The NAAJ does not replace the Transactions of the Society of Actuaries, which still exits to publish technical refereed papers, but rather the NAAJ is a new journal designed to appeal to actuaries of all disciplines. The NAAJ does not exist to compete with the Proceedings of the Casualty Actuarial Society except in the limited sense that a paper of general interest to all actuaries might have been published in the Proceedings had the NAAJ never been created. Indeed, papers of interest to all actuaries have been published in the Proceedings, but with the result that they were readily available only to members of the CAS.

The Committee on Encouragement of Literature exists to stimulate submissions to all SOA publications. SOA President David Holland has asked us, as members of the SOA, not to solicit papers specifically from members of the CAS because of the concerns of the CAS Board of Directors that were expressed in Anker's letter. Nonetheless, all actuaries are permitted to submit articles of general interest to the NAAJ. Indeed, many members of the CAS are also members of the SOA, the Academy of Actuaries, the Canadian Institute of Actuaries, and the Conference of Actuaries in Public Practice, and a journal directed to all actuaries would serve its purpose poorly if it were to draw a line between the knowledge of value to actuaries and the knowledge that might be imparted by a member of the CAS.

The Board of Directors of the CAS decided not to support the work of the NAAJ. Anker's letter refers to "the long term desire of the CAS to retain independence and ... continued assurances for the SoA that they have no plans to ‘take over’ the CAS." There were perhaps other reasons, too. Still, actuarial science is changing and, as Shane Chalke has pointed out, there is only one science that the actuary of the future will practice. It seems likely that when all actuaries learn the same science, all actuaries will be members of the same professional organization. This onslaught of impartial science is as uncaring of the divisions that currently separate actuaries as the armies of Norway were uncaring for the court intrigue that drove the plot of Hamlet. Science will eventually wear the crown; it is for us, in the meantime, to carry out the business of being an actuary with whatever grace we can muster.

Oakley E. Van Slyke, FCAS, ASA, MAAA

Editors' Note: The fact that the NAAJ is intended to replace the SOA's Transactions is confirmed in a February 25, 1997, letter from David Holland, president of the SOA, to CAS President Bob Anker, and we quote: "It was a difficult decision for us to end the Transactions, which had been our scholarly journal and flagship publication from the inception of the SOA. (emphasis added.)

Dear Bob Anker:
Your letter voiced my concerns very well. I believe this journal [the NAAJ] goes well beyond the competition for authors. It almost feels like a war as to which organization voices the opinion of casualty actuaries. This journal only has the support of the SOA yet it seems to imply that it is the professional voice of "actuaries." The last time I looked, the SOA is a professional organization of non-casualty actuaries.
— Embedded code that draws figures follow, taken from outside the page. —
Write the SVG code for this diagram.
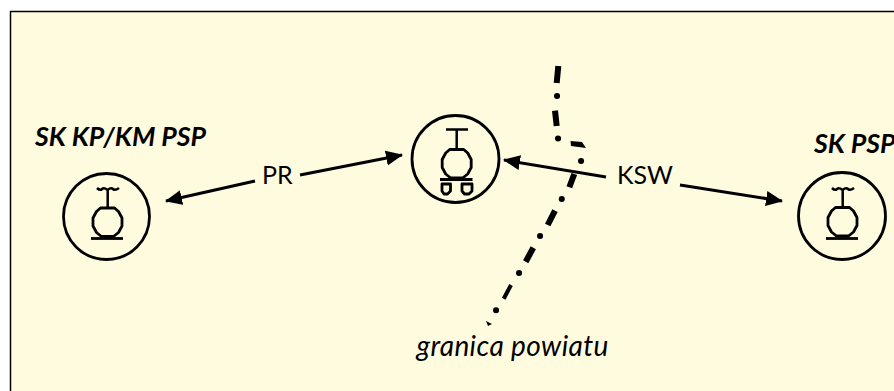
<svg xmlns="http://www.w3.org/2000/svg" width="894" height="391" viewBox="0 0 894 391">
<style>
.s{fill:none;stroke:#000;stroke-width:2.800;stroke-linejoin:round}
.t{fill:none;stroke:#000;stroke-width:2.500}
.a{stroke:#000;stroke-width:3;fill:none;marker-end:url(#ah)}
.d{stroke:#000;stroke-width:6;fill:none}
.c{stroke:#000;stroke-width:6;fill:none;stroke-linecap:round}
.h{font-family:Lato,"Liberation Sans",sans-serif;font-weight:700;font-style:italic;font-size:26.700px;fill:#000}
.l{font-family:Lato,"Liberation Sans",sans-serif;font-size:25px;fill:#000}
.g{font-family:Lato,"Liberation Sans",sans-serif;font-style:italic;font-size:28px;letter-spacing:.4px;fill:#000}
</style>
<defs>
<marker id="ah" markerUnits="userSpaceOnUse" markerWidth="18" markerHeight="16" refX="16" refY="8" orient="auto"><path d="M0 0.500L17 8L0 15.500Z" fill="#000"/></marker>
<path id="oct" d="M-7 -14L7 -14L11 -10.500L14.500 -4L14.500 4L11 10.500L6 14.500L-6 14.500L-11 10.500L-14.500 4L-14.500 -4L-11 -10.500Z"/>
</defs>
<rect width="894" height="391" fill="#fff"/>
<rect x="10.500" y="11.500" width="890" height="390" fill="#fffbdf" stroke="#000" stroke-width="1.500"/>
<g id="node-sk-kp">
<circle class="s" cx="106.500" cy="216.500" r="43"/>
<path class="t" d="M97 188q3 3 5 1t5.500 1q3.500 -3 5.500 -1t6 -1M107.700 190V208"/>
<use href="#oct" class="s" x="107.500" y="222"/>
<path class="s" d="M91 238.500H123"/>
<text class="h" x="35" y="146">SK KP/KM PSP</text>
</g>
<g id="node-center">
<circle class="s" cx="455.500" cy="159" r="43.500"/>
<path class="t" d="M446 129.500H468M456.700 129.500V150"/>
<use href="#oct" class="s" x="456.700" y="163.500"/>
<path class="s" d="M440 179.500H472.500"/>
<path class="s" d="M442 184H450.500V191L447.500 194H444L442 191Z"/>
<path class="s" d="M462 184H472V191L469 194H464.500L462 191Z"/>
</g>
<g id="node-sk-psp">
<circle class="s" cx="842" cy="216" r="43.500"/>
<path class="t" d="M832 188q3 3 5 1t5.500 1q3.500 -3 5.500 -1t6 -1M842.700 190V208"/>
<use href="#oct" class="s" x="842.500" y="221.500"/>
<path class="s" d="M826 238.500H858"/>
<text class="h" x="814" y="153">SK PSP</text>
</g>
<g id="connectors">
<path class="a" d="M255 181L166 201"/>
<path class="a" d="M300 175L402 155"/>
<path class="a" d="M606 177L504 160"/>
<path class="a" d="M680 185L782 201"/>
</g>
<g id="boundary">
<path class="d" d="M558.300 66L556.700 83M555 110.700L556.700 126M574.300 174L569.300 187.300M555 210.700L547.700 225M533.300 247.700L525.700 261.700"/>
<path d="M570.500 141L582 142L586 148L571 146Z" fill="#000"/>
<path class="c" d="M557 96H557.100M558 138.500H558.100M581 161H581.100M561.700 199H561.800M540 236H540.100M519 273H519.100M496 310.300H496.100"/>
<path d="M511 285L503.700 298.700" stroke="#000" stroke-width="4" fill="none"/>
<path d="M486 321L492 324L488 326Z" fill="#000"/>
</g>
<text class="l" x="262" y="184">PR</text>
<text class="l" x="617" y="184">KSW</text>
<text class="g" x="416.500" y="356">granica powiatu</text>
</svg>
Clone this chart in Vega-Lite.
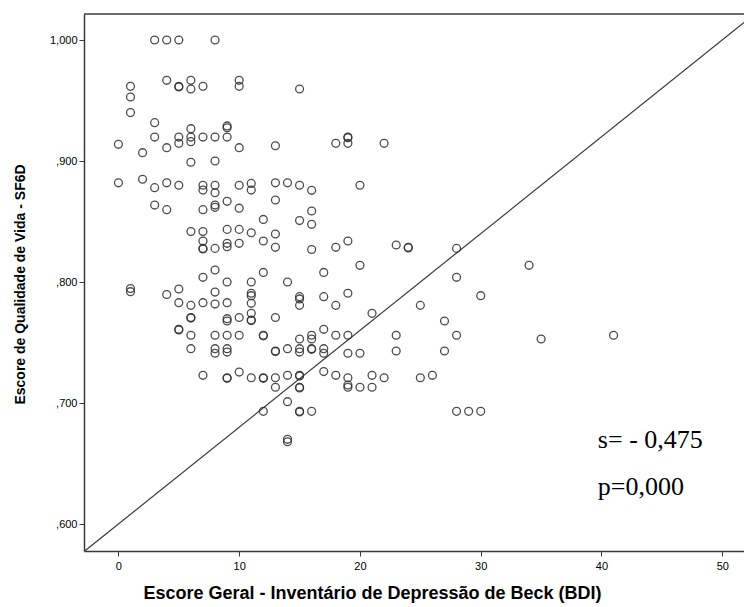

I have recently become involved with the Conference of Consulting Actuaries in meeting planning. In that case we are not usurping anyone. We are simply trying to give other voices a chance to be heard. In addition, we give consultants an opportunity to discuss their needs with other consultants. I believe there are positive opportunities with the CCA. Yet with the Journal, I do not see this positive approach to our difference with the SOA.

I called the SOA to voice my concerns. I also had a nice conversation with Tim Tinsley at the CAS. Again, thanks for voicing my concerns, too.